The plot found here is a fairly simple if not stereotypical one involving familial bonds and promises. Promises that our hero “Kenshi”, played by newcomer and all around badass of the year, Hayate, intends to keep. The gist is that Kenshi has been sending his wannabe actress sister “Mayumi”, the always nude Mana Sakura, who moved to L.A. with big dreams, every dime he can so she can come back to Japan where he can protect and watch over her. Unfortunately for everyone in L.A., Kenshi decides to pay his sister a visit after her correspondence seems to have suddenly stopped. Upon arriving at her former address and finding a near nude Japanese man um, orally servicing the back nine of a chubby and topless nun, he beats him into telling him what happened to the former resident, his sister. Turns out she’s been working for a hush-hush gentleman’s club and has since been kidnapped by a maniacal cult leader and taken to Texas where the cult produces snuff and rape films for the dark interwebz. What ensues over the second half of this film can only be described as “sheer ass-kickery”. Hicks, boobs, shotguns, hook handed and eye patch rocking women, a samurai swordsmen, and bullet-dodging is just the tip of the bloody iceberg.
This movie. This freaking movie is quite easily the best movie I’ve been tasked with reviewing since throwing my lot in with the fines folks here at Gruesome Magazine, which btw, there is now an ACTUAL magazine that you can buy, how rad is that?! Anywho, I digress.

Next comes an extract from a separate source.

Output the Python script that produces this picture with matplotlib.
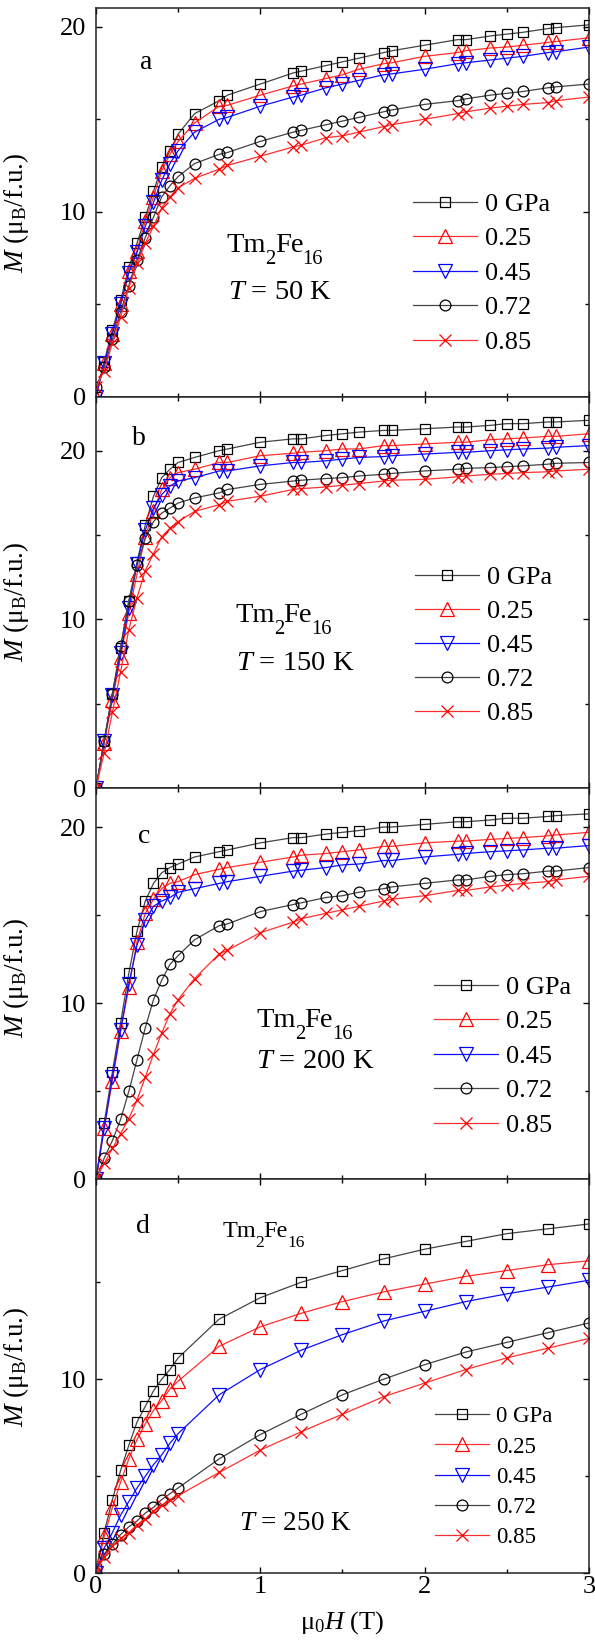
import matplotlib
matplotlib.use("Agg")
import numpy as np
import matplotlib.pyplot as plt
from matplotlib.ticker import MultipleLocator, FixedLocator
from matplotlib.transforms import offset_copy

plt.rcParams['font.family'] = ['Liberation Serif', 'DejaVu Serif']
plt.rcParams['mathtext.fontset'] = 'custom'
plt.rcParams['mathtext.rm'] = 'Liberation Serif'
plt.rcParams['mathtext.it'] = 'Liberation Serif:italic'

# field values (T)
H_abc = [0, 0.05, 0.1, 0.15, 0.2, 0.25, 0.3, 0.35, 0.4, 0.45, 0.5, 0.6, 0.75, 0.8,
         1.0, 1.2, 1.25, 1.4, 1.5, 1.6, 1.75, 1.8, 2.0, 2.2, 2.25, 2.4, 2.5, 2.6,
         2.75, 2.8, 3.0]
H_d = [0, 0.05, 0.1, 0.15, 0.2, 0.25, 0.3, 0.35, 0.4, 0.45, 0.5, 0.75, 1.0, 1.25,
       1.5, 1.75, 2.0, 2.25, 2.5, 2.75, 3.0]

labels = ['0 GPa', '0.25', '0.45', '0.72', '0.85']

# T = 50 K
a_0 = [0, 1.9, 3.6, 5.2, 7.0, 8.3, 9.7, 11.1, 12.4, 13.3, 14.2, 15.3, 16.0, 16.3, 16.9, 17.5, 17.6, 17.9, 18.1, 18.3, 18.6, 18.7, 19.0, 19.3, 19.3, 19.5, 19.6, 19.7, 19.9, 19.95, 20.1]
a_25 = [0, 1.8, 3.4, 5.0, 6.8, 7.9, 9.5, 10.8, 12.2, 13.1, 13.8, 14.8, 15.7, 15.75, 16.3, 16.8, 16.9, 17.2, 17.4, 17.7, 18.0, 18.05, 18.4, 18.6, 18.7, 18.85, 18.9, 19.0, 19.15, 19.2, 19.4]
a_45 = [0, 1.8, 3.4, 5.0, 6.7, 7.8, 9.2, 10.5, 11.7, 12.6, 13.3, 14.3, 15.0, 15.1, 15.7, 16.2, 16.3, 16.7, 16.9, 17.1, 17.4, 17.45, 17.7, 18.0, 18.05, 18.2, 18.3, 18.4, 18.6, 18.65, 18.9]
a_72 = [0.5, 1.6, 3.1, 4.6, 6.0, 7.4, 8.6, 9.7, 10.8, 11.4, 11.9, 12.6, 13.1, 13.2, 13.8, 14.3, 14.4, 14.7, 14.9, 15.1, 15.4, 15.5, 15.8, 16.0, 16.1, 16.3, 16.4, 16.5, 16.7, 16.75, 16.9]
a_85 = [0.5, 1.4, 2.9, 4.3, 5.9, 7.2, 8.3, 9.2, 10.2, 10.8, 11.3, 11.8, 12.3, 12.5, 13.0, 13.5, 13.6, 14.0, 14.1, 14.3, 14.6, 14.7, 15.0, 15.3, 15.4, 15.6, 15.7, 15.8, 15.9, 16.0, 16.2]

# T = 150 K
b_0 = [0, 2.8, 5.6, 8.3, 11.1, 13.4, 15.6, 17.3, 18.4, 18.9, 19.3, 19.6, 20.0, 20.1, 20.5, 20.7, 20.7, 20.9, 21.0, 21.1, 21.2, 21.2, 21.3, 21.4, 21.4, 21.5, 21.6, 21.6, 21.7, 21.7, 21.8]
b_25 = [0, 2.7, 5.2, 7.8, 10.4, 12.7, 14.9, 16.4, 17.7, 18.4, 18.7, 18.9, 19.3, 19.3, 19.7, 19.85, 19.9, 20.0, 20.1, 20.1, 20.3, 20.3, 20.4, 20.5, 20.5, 20.65, 20.7, 20.75, 20.85, 20.85, 21.0]
b_45 = [0, 2.8, 5.5, 8.0, 10.7, 13.3, 15.3, 16.6, 17.4, 17.9, 18.2, 18.4, 18.8, 18.8, 19.1, 19.3, 19.3, 19.4, 19.5, 19.6, 19.65, 19.7, 19.8, 19.9, 19.9, 20.0, 20.05, 20.1, 20.15, 20.2, 20.3]
b_72 = [0, 2.8, 5.6, 8.4, 11.1, 13.2, 14.8, 15.8, 16.3, 16.6, 16.9, 17.2, 17.5, 17.7, 18.0, 18.2, 18.25, 18.35, 18.4, 18.5, 18.6, 18.65, 18.8, 18.9, 18.95, 19.0, 19.05, 19.1, 19.2, 19.25, 19.3]
b_85 = [0, 2.1, 4.5, 6.9, 9.4, 11.3, 12.9, 13.9, 14.9, 15.4, 15.8, 16.4, 16.8, 17.0, 17.3, 17.7, 17.75, 17.85, 17.95, 18.05, 18.2, 18.25, 18.3, 18.45, 18.5, 18.6, 18.65, 18.7, 18.75, 18.8, 18.9]

# T = 200 K
c_0 = [0, 3.2, 6.1, 8.9, 11.7, 14.1, 15.8, 16.8, 17.4, 17.7, 17.9, 18.3, 18.6, 18.7, 19.1, 19.4, 19.4, 19.6, 19.7, 19.8, 20.0, 20.0, 20.15, 20.3, 20.3, 20.4, 20.5, 20.5, 20.6, 20.65, 20.75]
c_25 = [0, 2.9, 5.6, 8.4, 10.9, 13.5, 15.1, 15.9, 16.5, 16.8, 16.9, 17.3, 17.6, 17.7, 18.0, 18.3, 18.4, 18.5, 18.6, 18.7, 18.9, 18.9, 19.1, 19.2, 19.2, 19.3, 19.35, 19.4, 19.5, 19.55, 19.7]
c_45 = [0, 2.9, 5.8, 8.5, 11.1, 13.3, 14.7, 15.5, 15.8, 16.0, 16.3, 16.5, 16.8, 16.9, 17.2, 17.5, 17.55, 17.7, 17.85, 17.9, 18.1, 18.1, 18.3, 18.45, 18.5, 18.6, 18.65, 18.7, 18.8, 18.8, 18.95]
c_72 = [0, 1.2, 2.2, 3.4, 5.0, 6.8, 8.6, 10.2, 11.3, 12.2, 12.7, 13.6, 14.4, 14.5, 15.2, 15.6, 15.7, 16.0, 16.1, 16.3, 16.5, 16.6, 16.8, 17.0, 17.0, 17.2, 17.3, 17.35, 17.5, 17.5, 17.7]
c_85 = [0, 0.9, 1.75, 2.6, 3.45, 4.5, 5.8, 7.1, 8.3, 9.4, 10.2, 11.4, 12.8, 13.0, 14.0, 14.6, 14.8, 15.1, 15.3, 15.5, 15.8, 15.9, 16.1, 16.4, 16.4, 16.6, 16.7, 16.8, 16.9, 17.0, 17.2]

# T = 250 K
d_0 = [0.2, 2.1, 3.8, 5.3, 6.6, 7.8, 8.6, 9.4, 10.0, 10.5, 11.1, 13.1, 14.2, 15.0, 15.6, 16.2, 16.7, 17.1, 17.5, 17.75, 18.0]
d_25 = [0, 1.9, 3.4, 4.7, 5.9, 6.9, 7.7, 8.4, 8.9, 9.5, 9.9, 11.7, 12.7, 13.4, 14.0, 14.5, 14.9, 15.3, 15.6, 15.9, 16.1]
d_45 = [0, 1.3, 2.1, 3.0, 3.7, 4.4, 5.0, 5.6, 6.1, 6.7, 7.2, 9.2, 10.5, 11.5, 12.3, 13.0, 13.5, 14.0, 14.4, 14.75, 15.1]
d_72 = [0, 1.0, 1.5, 2.0, 2.4, 2.7, 3.1, 3.4, 3.8, 4.1, 4.4, 5.9, 7.15, 8.2, 9.2, 10.0, 10.75, 11.4, 11.9, 12.4, 12.9]
d_85 = [0, 0.85, 1.4, 1.8, 2.1, 2.5, 2.8, 3.2, 3.5, 3.8, 4.0, 5.2, 6.35, 7.3, 8.2, 9.1, 9.8, 10.5, 11.1, 11.6, 12.1]

# line colour, marker colour, marker, size
styles = [('#444444', 'black', 's', 7), ('#ff3030', '#ff0000', '^', 10),
          ('#1010ff', '#0000ff', 'v', 10), ('#444444', 'black', 'o', 7.8),
          ('#ff3030', '#ff0000', 'x', 9)]


def chem(ax, x, y, size):
    # Tm2Fe16 with big, low subscripts
    fig = ax.figure
    r = fig.canvas.get_renderer()
    dx = 0
    for s, sub in [('Tm', False), ('2', True), ('Fe', False), ('16', True)]:
        fs = size * 0.72 if sub else size
        dy = -size * 0.42 if sub else 0
        tr = offset_copy(ax.transAxes, fig=fig, x=dx, y=dy, units='points')
        t = ax.text(x, y, s, transform=tr, fontsize=fs)
        dx += t.get_window_extent(renderer=r).width * 72 / fig.dpi - 0.6


def plot_panel(ax, H, series, ymax, letter, letter_pos, comp_pos, temp, temp_pos,
               leg_pos, leg_fs, leg_space, hlen, ylab_y, comp_fs=20.5, temp_fs=20.5):
    for (lc, mc, m, ms), y, lab in zip(styles, series, labels):
        ax.plot(H, y, color=lc, lw=0.9, marker=m, ms=ms, mfc='none', mec=mc,
                mew=0.9, label=lab)
    ax.set_xlim(0, 3)
    ax.set_ylim(0, ymax)
    ax.xaxis.set_major_locator(MultipleLocator(1))
    ax.xaxis.set_minor_locator(MultipleLocator(0.5))
    if ymax > 20.5:
        ax.yaxis.set_major_locator(FixedLocator([0, 10, 20]))
    else:
        ax.yaxis.set_major_locator(FixedLocator([0, 10]))
    ax.yaxis.set_minor_locator(FixedLocator([5, 15]))
    ax.tick_params(which='both', direction='in', top=True, right=True, width=1.0)
    ax.tick_params(which='major', length=4.5, labelsize=19)
    ax.tick_params(which='minor', length=3)
    ax.tick_params(axis='y', pad=7)
    ax.tick_params(axis='x', pad=2)
    for s in ax.spines.values():
        s.set_linewidth(1.1)
        s.set_color('#222222')
    ax.set_ylabel(r'$\mathit{M}$ (μ$_{\rm B}$/f.u.)', fontsize=19.5)
    ax.yaxis.set_label_coords(-0.132, ylab_y)
    ax.text(letter_pos[0], letter_pos[1], letter, transform=ax.transAxes, fontsize=20)
    chem(ax, comp_pos[0], comp_pos[1], comp_fs)
    ax.text(temp_pos[0], temp_pos[1], r'$\mathit{T}$ = ' + temp, transform=ax.transAxes,
            fontsize=temp_fs)
    ax.legend(loc='center left', bbox_to_anchor=leg_pos, frameon=False, fontsize=leg_fs,
              borderpad=0, borderaxespad=0, handlelength=hlen, handletextpad=0.3,
              labelspacing=leg_space)


fig = plt.figure(figsize=(5.95, 16.43), dpi=100)
gs = fig.add_gridspec(4, 1, left=0.1613, right=0.9899, top=0.995, bottom=0.0424,
                      hspace=0, height_ratios=[388.4, 391.6, 391, 394])
axs = [fig.add_subplot(gs[i]) for i in range(4)]
fig.canvas.draw()

plot_panel(axs[0], H_abc, [a_0, a_25, a_45, a_72, a_85], 21.0, 'a', (0.089, 0.843),
           (0.265, 0.373), '50 K', (0.268, 0.251), (0.643, 0.318), 19, 0.42, 2.42, 0.473)
plot_panel(axs[1], H_abc, [b_0, b_25, b_45, b_72, b_85], 23.2, 'b', (0.073, 0.877),
           (0.282, 0.425), '150 K', (0.285, 0.302), (0.647, 0.365), 19, 0.4, 2.42, 0.476)
plot_panel(axs[2], H_abc, [c_0, c_25, c_45, c_72, c_85], 22.2, 'c', (0.086, 0.861),
           (0.325, 0.39), '200 K', (0.325, 0.285), (0.686, 0.315), 19, 0.42, 2.42, 0.515)
plot_panel(axs[3], H_d, [d_0, d_25, d_45, d_72, d_85], 20.3, 'd', (0.082, 0.864),
           (0.257, 0.854), '250 K', (0.29, 0.11), (0.688, 0.244), 16.5, 0.4, 2.36, 0.524,
           comp_fs=17.5, temp_fs=19.5)

for ax in axs[:3]:
    ax.tick_params(labelbottom=False)
axs[3].set_xlabel(r'μ$_0$$\mathit{H}$ (T)', fontsize=19, labelpad=8)

plt.savefig('out.png', dpi=100)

Karate Kill has so much going for it that it makes the faults it does have, CGI muzzle flashes and gunshot wounds along with a few odd cinematography choices, well, it makes them not even really matter. The acting, while not all stellar, is competent across the board and the fight choreography is better than of the mainstream fare we’ve been provided as of late, COUGH IRON FIST COUGH. There aren’t many breaks in the action and the ones that do surface usually offer something else to look at. Set design, costuming, music, all quite impressive for a movie with a budget of its size. There is a comedic relief bit involving the owner of the club, Noriaki Kamata, and his hair or lack thereof, but it goes by so fast that it never felt distracting or took me out of the film.
The cult segment and arc of this movie really got me thinking though, I will admit that. I never in a million years thought that a film with this sort of title would indeed have a poignant and relevant message peppered in with the rest of the shenanigans. As I’m watching anonymous people shell out big bucks to watch the snuff films and acts of barbarity in the safety of the computer chair I felt a moment of dread. Dread because it is COMPLETELY in the realm of possibility and believability that such a venture could not only actually occur but that it would more than likely be an incredibly lucrative one. What we are able to find on the internet is amazing. Truly an unmeasurable wealth of knowledge and information at all of our fingertips and yet I, like most of the populace, use it to bitch about movies and ogle nudie photos. So is it really hard to believe that if we all dared to go deep enough and dark enough that we could find and possibly pay for such material? Terrifying. Enough of the depressing stuff, let’s get back to the meat.
For me though, the real star of the show here was Japanese cult cinema star Asami. Here she plays “Keiko”, a hook-handed shotgun master who was an escapee of the aforementioned cult that lives, sleeps, and screws for revenge. Her and our hero quickly find each other upon his arrival to Texas and from there a mutual lust for revenge and violence blossoms into actual lust. She owned this film. Her wide-eyed gazes of longing towards our main man quickly turn into sharp eyed black pits of violence at a moment’s notice. This character reminds me so much of the ass kicking heroines of old ala Foxy Brown or One-Eye that I couldn’t help but fall in love. My only wish is that her character was given a better wrap-up, but, it really isn’t her story that needs tellin’, so it can easily be forgiven.
Newcomer Hayate, which by the way, anyone that gets by in life with only one name is a bonafide G, handles the material quite well for a martial artist turned actor given his classmates throughout the years. Kicks and punches are all delivered with a strong sharpness that really displays the impact being administered. Limbs are snapped like twigs or all and out removed with a purely intended ferocity that made me cheer aloud several times. One particular fun scene involving the head of the cult, Kirk Geiger, and his punched to death demise had me doubled over with glee and amazed by just how this movie kept getting nuttier and nuttier as it went on. Truly, I can’t recommend this enough. I thought going in that I was getting a Japanese version of Black Dynamite, but instead of a send-up I got a loving and carefully crafted homage.
This movie won’t be for everyone. It isn’t horror. Yes, there is gore and violence and the like, but there is no horror here. What is here is a martial arts fueled thrill ride. If nudity and subtitles ain’t your bag, then baby, look elsewhere. However, if any of the things I’ve mentioned in this brief declaration of love are in fact, your bag, then you have GOT to see this movie. It was a surprise, a surprise of the best kind.